INSTRUCTIONS FOR THE TASK: Leave the pictures out and retype the lines from the beginning through the line with "(0,0) rectangle (549,303);", both ends included.

* * *

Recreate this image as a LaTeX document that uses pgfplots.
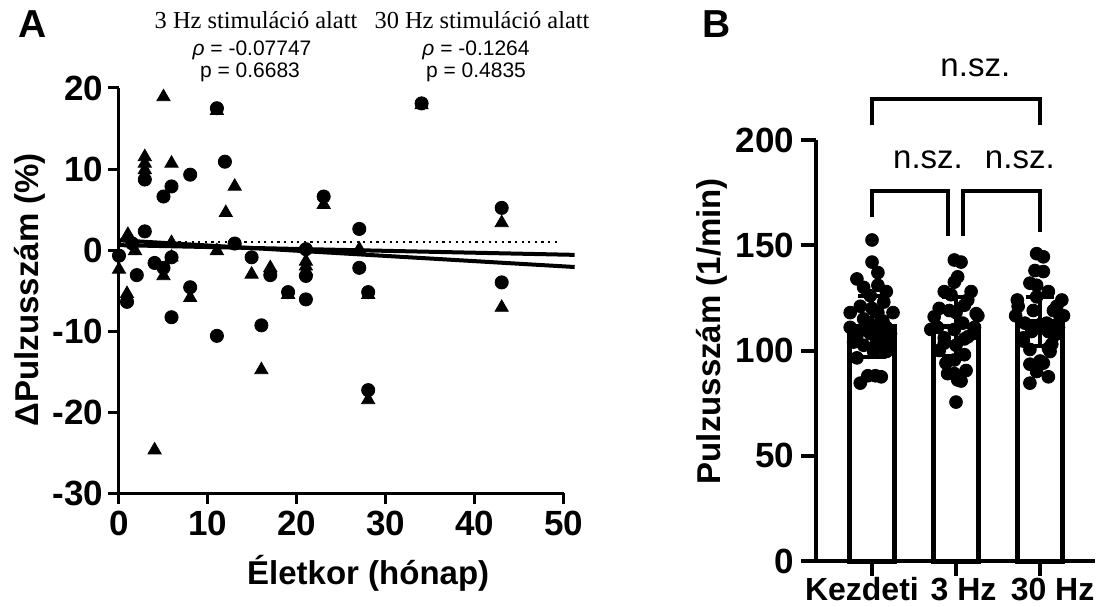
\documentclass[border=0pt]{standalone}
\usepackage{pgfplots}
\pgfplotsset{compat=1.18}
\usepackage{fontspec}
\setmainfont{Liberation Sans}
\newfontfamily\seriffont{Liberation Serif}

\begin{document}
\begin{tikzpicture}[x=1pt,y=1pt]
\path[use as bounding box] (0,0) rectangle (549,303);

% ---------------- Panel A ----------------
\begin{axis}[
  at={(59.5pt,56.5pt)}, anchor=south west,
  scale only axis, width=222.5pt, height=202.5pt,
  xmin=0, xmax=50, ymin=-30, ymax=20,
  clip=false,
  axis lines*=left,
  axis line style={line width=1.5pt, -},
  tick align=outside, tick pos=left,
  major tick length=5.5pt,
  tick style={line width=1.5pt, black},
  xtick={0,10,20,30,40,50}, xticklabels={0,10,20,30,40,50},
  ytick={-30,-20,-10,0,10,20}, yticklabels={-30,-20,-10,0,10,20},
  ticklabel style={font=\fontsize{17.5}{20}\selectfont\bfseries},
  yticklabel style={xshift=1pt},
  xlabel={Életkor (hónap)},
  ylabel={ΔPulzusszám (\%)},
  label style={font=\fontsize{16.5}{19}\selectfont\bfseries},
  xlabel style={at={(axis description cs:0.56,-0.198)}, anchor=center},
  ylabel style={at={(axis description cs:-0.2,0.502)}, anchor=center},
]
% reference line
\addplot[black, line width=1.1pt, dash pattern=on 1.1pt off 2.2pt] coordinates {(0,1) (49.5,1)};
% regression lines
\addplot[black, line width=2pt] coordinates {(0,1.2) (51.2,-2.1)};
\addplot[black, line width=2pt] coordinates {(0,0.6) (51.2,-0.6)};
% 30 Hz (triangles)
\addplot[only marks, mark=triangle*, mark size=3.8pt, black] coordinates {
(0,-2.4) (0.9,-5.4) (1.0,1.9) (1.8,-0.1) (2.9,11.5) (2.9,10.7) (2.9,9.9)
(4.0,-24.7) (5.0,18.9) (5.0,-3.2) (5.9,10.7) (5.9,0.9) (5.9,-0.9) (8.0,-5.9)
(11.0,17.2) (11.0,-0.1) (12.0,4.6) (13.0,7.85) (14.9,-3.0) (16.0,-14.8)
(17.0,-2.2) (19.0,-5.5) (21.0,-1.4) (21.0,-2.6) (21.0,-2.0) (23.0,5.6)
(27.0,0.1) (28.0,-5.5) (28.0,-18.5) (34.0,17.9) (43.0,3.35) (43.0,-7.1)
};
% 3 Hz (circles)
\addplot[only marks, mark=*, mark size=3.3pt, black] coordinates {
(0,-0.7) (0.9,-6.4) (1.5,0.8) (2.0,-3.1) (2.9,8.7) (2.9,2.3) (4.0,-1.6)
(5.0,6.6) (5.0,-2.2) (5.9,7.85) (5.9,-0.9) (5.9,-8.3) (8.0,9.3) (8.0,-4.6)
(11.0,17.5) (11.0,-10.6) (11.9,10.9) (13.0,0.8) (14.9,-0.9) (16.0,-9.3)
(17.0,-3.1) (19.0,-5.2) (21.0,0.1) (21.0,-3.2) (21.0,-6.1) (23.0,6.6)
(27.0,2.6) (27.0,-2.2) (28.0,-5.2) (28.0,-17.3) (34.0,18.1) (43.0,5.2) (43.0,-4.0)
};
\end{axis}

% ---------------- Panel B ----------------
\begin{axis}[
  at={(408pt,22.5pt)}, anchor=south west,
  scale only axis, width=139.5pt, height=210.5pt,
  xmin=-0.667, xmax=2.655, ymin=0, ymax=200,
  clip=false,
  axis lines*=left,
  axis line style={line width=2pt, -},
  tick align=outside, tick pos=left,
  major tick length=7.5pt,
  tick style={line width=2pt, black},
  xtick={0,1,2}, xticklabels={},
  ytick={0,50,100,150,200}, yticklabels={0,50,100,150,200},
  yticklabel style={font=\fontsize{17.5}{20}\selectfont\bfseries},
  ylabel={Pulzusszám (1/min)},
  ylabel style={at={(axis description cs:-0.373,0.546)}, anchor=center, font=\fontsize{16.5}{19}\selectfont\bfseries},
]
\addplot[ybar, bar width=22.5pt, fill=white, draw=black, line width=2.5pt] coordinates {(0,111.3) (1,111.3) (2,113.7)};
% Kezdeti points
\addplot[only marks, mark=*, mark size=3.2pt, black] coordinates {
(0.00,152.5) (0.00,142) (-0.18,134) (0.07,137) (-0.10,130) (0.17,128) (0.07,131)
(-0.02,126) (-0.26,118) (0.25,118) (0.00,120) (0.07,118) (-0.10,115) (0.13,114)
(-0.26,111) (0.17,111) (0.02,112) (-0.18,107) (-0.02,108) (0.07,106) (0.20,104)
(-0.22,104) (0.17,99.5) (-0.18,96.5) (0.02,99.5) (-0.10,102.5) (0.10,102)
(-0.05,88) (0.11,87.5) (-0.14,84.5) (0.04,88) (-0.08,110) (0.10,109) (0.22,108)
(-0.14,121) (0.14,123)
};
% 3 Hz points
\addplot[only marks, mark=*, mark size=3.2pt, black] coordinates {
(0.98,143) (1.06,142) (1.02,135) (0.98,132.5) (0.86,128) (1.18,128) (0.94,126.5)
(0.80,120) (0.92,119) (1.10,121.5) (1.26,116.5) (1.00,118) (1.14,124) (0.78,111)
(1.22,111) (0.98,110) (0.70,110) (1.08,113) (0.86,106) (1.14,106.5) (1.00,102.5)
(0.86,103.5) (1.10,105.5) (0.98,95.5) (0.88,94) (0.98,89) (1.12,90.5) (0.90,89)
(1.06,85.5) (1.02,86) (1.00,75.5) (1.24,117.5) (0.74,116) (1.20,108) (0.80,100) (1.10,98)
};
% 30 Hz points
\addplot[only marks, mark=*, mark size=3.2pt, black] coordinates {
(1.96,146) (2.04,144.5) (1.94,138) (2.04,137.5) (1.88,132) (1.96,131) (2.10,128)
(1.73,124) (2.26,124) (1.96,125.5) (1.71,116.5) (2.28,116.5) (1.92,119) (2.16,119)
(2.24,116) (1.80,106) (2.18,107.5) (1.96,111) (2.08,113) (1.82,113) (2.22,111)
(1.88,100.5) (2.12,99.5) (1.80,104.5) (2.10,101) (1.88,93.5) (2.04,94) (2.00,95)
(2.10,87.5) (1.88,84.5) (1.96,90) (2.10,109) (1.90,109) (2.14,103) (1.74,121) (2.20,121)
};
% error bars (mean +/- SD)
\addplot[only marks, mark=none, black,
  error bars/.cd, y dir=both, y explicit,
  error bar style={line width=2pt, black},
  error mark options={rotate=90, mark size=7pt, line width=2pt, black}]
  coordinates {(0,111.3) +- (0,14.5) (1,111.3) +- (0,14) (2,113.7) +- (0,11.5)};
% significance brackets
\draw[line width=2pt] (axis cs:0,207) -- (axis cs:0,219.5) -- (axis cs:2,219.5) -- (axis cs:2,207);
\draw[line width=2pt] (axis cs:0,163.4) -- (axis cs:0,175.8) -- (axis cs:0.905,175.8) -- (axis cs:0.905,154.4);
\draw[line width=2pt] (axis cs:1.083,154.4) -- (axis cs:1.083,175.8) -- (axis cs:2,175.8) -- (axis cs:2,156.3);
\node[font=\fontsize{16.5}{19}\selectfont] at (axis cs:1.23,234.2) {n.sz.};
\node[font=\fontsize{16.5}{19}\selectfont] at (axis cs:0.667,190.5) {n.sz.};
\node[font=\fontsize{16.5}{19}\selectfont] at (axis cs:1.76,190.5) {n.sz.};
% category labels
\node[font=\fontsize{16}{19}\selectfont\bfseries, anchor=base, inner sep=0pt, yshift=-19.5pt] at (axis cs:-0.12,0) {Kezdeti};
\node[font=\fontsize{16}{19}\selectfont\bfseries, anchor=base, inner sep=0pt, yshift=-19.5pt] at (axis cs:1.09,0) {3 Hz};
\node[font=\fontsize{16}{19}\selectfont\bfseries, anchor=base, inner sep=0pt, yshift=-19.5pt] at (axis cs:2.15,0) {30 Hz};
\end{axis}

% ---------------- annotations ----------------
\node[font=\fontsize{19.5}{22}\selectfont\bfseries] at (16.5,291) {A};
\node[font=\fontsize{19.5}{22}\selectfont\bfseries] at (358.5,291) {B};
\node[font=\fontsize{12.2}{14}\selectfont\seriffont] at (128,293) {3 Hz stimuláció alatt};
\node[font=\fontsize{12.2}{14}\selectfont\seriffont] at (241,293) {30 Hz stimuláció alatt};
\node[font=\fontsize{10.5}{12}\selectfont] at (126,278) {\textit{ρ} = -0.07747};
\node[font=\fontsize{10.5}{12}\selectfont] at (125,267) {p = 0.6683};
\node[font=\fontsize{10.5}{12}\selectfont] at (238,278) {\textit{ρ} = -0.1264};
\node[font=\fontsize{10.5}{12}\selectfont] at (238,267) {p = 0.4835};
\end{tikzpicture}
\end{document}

* * *

COMPLETED EXERCISE:
Recreate this image as a LaTeX document that uses pgfplots.
\documentclass[border=0pt]{standalone}
\usepackage{pgfplots}
\pgfplotsset{compat=1.18}
\usepackage{fontspec}
\setmainfont{Liberation Sans}
\newfontfamily\seriffont{Liberation Serif}

\begin{document}
\begin{tikzpicture}[x=1pt,y=1pt]
\path[use as bounding box] (0,0) rectangle (549,303);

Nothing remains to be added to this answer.